Single-stepping
Alan Modra
alan@linuxcare.com.au
Mon, 20 Nov 2000 20:05:58 +1100 (EST)
On Sun, 19 Nov 2000, Stan Sieler wrote:
> > bad idea after all, especially since the added syscall and task switch
> > overhead can be quite small if the kernel only supports single-step by
> > one instruction.
>
> why the limit? We've used multi-instruction "single step" (oxymoron :)
> for about 15 years on PA-RISC...no problems, efficient, and *very*
> useful!
Because you would then need to save and restore cr0 on task switches (or
only allow one task to be single-stepped at a time). That's four
instructions and two extra memory accesses per task switch. Which might
not seem very much, but at some point somebody will no doubt start caring
about pa-linux performance. For a single-step by one, you can simply set
cr0 to zero on a task switch, and possibly avoid touching cr0 on a task
switch at all with careful attention to various trap handlers.

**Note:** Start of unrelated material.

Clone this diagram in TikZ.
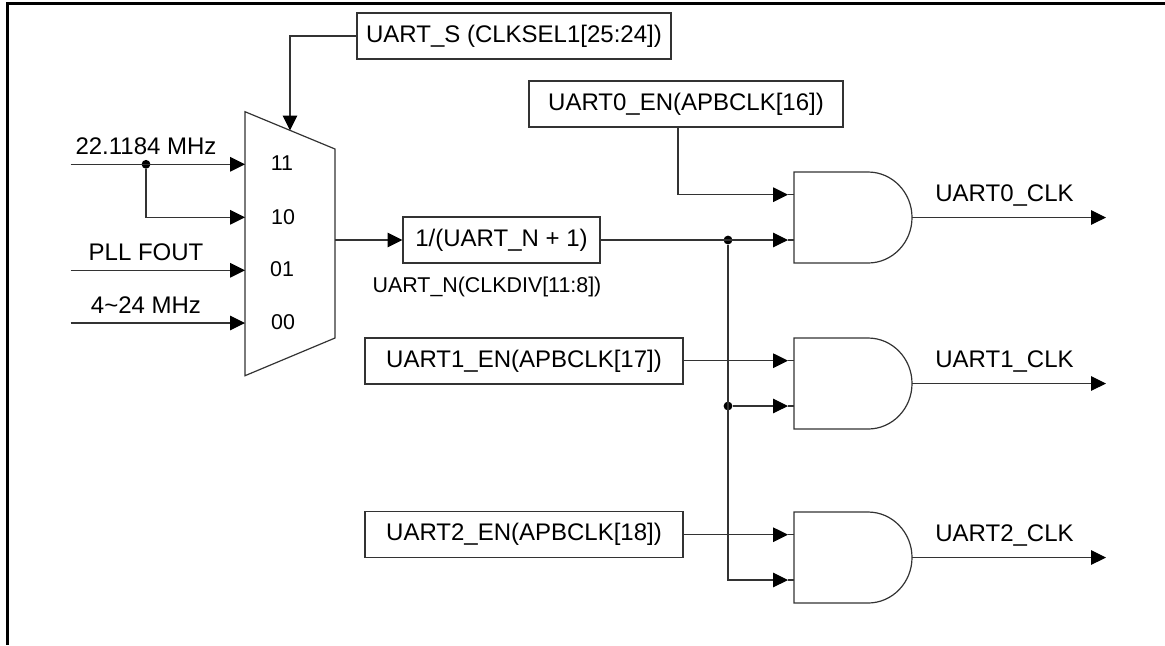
\documentclass[tikz,border=0pt]{standalone}
\usepackage{fontspec}
\setmainfont{Liberation Sans}
\usetikzlibrary{arrows.meta}
\tikzset{
    wire/.style={black!80, line width=0.6pt},
    sig/.style={wire, -{Triangle[length=7.4pt, width=7.2pt, black]}},
    regbox/.style={draw=black!80, line width=0.6pt, inner sep=0pt, minimum height=23pt},
    lbl/.style={anchor=base, inner sep=0pt},
    small/.style={font=\fontsize{10.7}{12}\selectfont, inner sep=0pt},
    dot/.style={circle, fill=black, inner sep=0pt, minimum size=4.4pt}
}
\begin{document}
\begin{tikzpicture}[x=0.5pt, y=-0.5pt, font=\fontsize{12}{14}\selectfont]
    \useasboundingbox (0,0) rectangle (1165,645);
    \draw[black, line width=1.5pt] (1165,3.5) -- (7,3.5) -- (7,645);

    % Multiplexer
    \draw[wire] (245,111.7) -- (335,149) -- (335,338) -- (245,375.7) -- cycle;
    \node[small] (sel11) at (282,163) {11};
    \node[small] (sel10) at (283,217) {10};
    \node[small] (sel01) at (282,269) {01};
    \node[small] (sel00) at (283,322) {00};
    \coordinate (muxa) at (245,164.3);
    \coordinate (muxb) at (245,217.3);
    \coordinate (muxc) at (245,270.3);
    \coordinate (muxd) at (245,323);
    \coordinate (muxs) at (290,130.4);
    \coordinate (muxo) at (335,240);

    % Clock sources
    \coordinate (srca) at (70.5,164.3);
    \coordinate (srcc) at (70.5,270.3);
    \coordinate (srcd) at (70.5,323);
    \node[lbl] (lbla) at (146,154.5) {22.1184 MHz};
    \node[lbl] (lblc) at (146,260) {PLL FOUT};
    \node[lbl] (lbld) at (146,313) {4\char`~24 MHz};
    \node[dot] (split) at (146,164.3) {};
    \draw[sig] (srca) -- (muxa);
    \draw[sig] (split) |- (muxb);
    \draw[sig] (srcc) -- (muxc);
    \draw[sig] (srcd) -- (muxd);

    % Registers and divider
    \node[regbox, minimum width=157pt] (uarts) at (514,36) {UART\_S (CLKSEL1[25:24])};
    \node[regbox, minimum width=157pt] (en0) at (686,104) {UART0\_EN(APBCLK[16])};
    \node[regbox, minimum width=159pt] (en1) at (524,361) {UART1\_EN(APBCLK[17])};
    \node[regbox, minimum width=159pt] (en2) at (524,534.5) {UART2\_EN(APBCLK[18])};
    \node[regbox, minimum width=98.5pt] (div) at (501.5,240) {1/(UART\_N + 1)};
    \node[small, anchor=base] (divlbl) at (487,292) {UART\_N(CLKDIV[11:8])};
    \coordinate (en0drop) at (678,127);
    \draw[sig] (uarts.west) -| (muxs);
    \draw[sig] (muxo) -- (muxo -| div.west);

    % AND gates
    \foreach \n/\t in {0/172,1/338,2/512}{
        \draw[wire] (794,\t) -- (868,\t)
            .. controls (892.3,\t) and (912,\t+20.4) .. (912,\t+45.5)
            .. controls (912,\t+70.6) and (892.3,\t+91) .. (868,\t+91)
            -- (794,\t+91) -- cycle;
        \coordinate (gate\n a) at (788,\t+22.7);
        \coordinate (gate\n b) at (788,\t+68);
        \coordinate (gate\n o) at (912,\t+45.5);
        \coordinate (clk\n) at (1106,\t+45.5);
        \draw[wire] (gate\n a) -- +(6,0);
        \draw[wire] (gate\n b) -- +(6,0);
        \draw[sig] (gate\n o) -- (clk\n);
    }
    \node[lbl] (clklbl0) at (1004.5,201.7) {UART0\_CLK};
    \node[lbl] (clklbl1) at (1004.5,367.7) {UART1\_CLK};
    \node[lbl] (clklbl2) at (1004.5,541.7) {UART2\_CLK};

    % Enables and divided clock
    \node[dot] (bus0) at (728,240) {};
    \node[dot] (bus1) at (728,406) {};
    \draw[sig] (en0drop) |- (gate0a);
    \draw[sig] (div.east) -- (gate0b);
    \draw[sig] (en1.east |- gate1a) -- (gate1a);
    \draw[sig] (en2.east |- gate2a) -- (gate2a);
    \draw[sig] (bus1) -- (gate1b);
    \draw[sig] (bus0) |- (gate2b);
\end{tikzpicture}
\end{document}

Here's the idea. The tail of syscall_restore (64-bit stuff pruned) will
look like the following, with the first three instructions being the added
code to support single-step (and also wide/narrow switching for 64-bit)
ldi 3,%r20
mtctl $r20,%cr0 /* recovery counter, ptrace single-step */
LDREG TASK_PT_PSW(%r1),%r20
mtctl %r1,%cr30 /* intrhandler okay. */
mfsp %sr3,%r1 /* Get users space id */
mtsp %r1,%sr4 /* Restore sr4 */
mtsp %r1,%sr5 /* Restore sr5 */
mtsp %r1,%sr6 /* Restore sr6 */
depi 3,31,2,%r31 /* ensure return to user mode. */
mtsm %r20 /* restore irq state */
mfctl %cr27,%r20
be 0(%sr3,%r31) /* return to user space */
mtsp %r1,%sr7 /* Restore sr7 */
ptrace will fiddle with TASK_PT_PSW, setting the R bit and clearing the I
bit to enable the recovery counter - which will start counting down at the
mtsm instruction above, and reach zero on the user-space instruction, so
we'll trap after executing one user-space instruction. The task-switch
nonsense is to handle the case where we page-fault on the instruction and
switch to another task also doing single-stepping. You want to ensure cr0
is zero when we finally get back to the original task.
Now it might turn out that having extra instructions in the syscall path
is worse than extra code and memory accesses on task switch. If that
turns out to be true, then you'll probably get your multi-step ptrace. :-)
Alan Modra
--
Linuxcare. Support for the Revolution.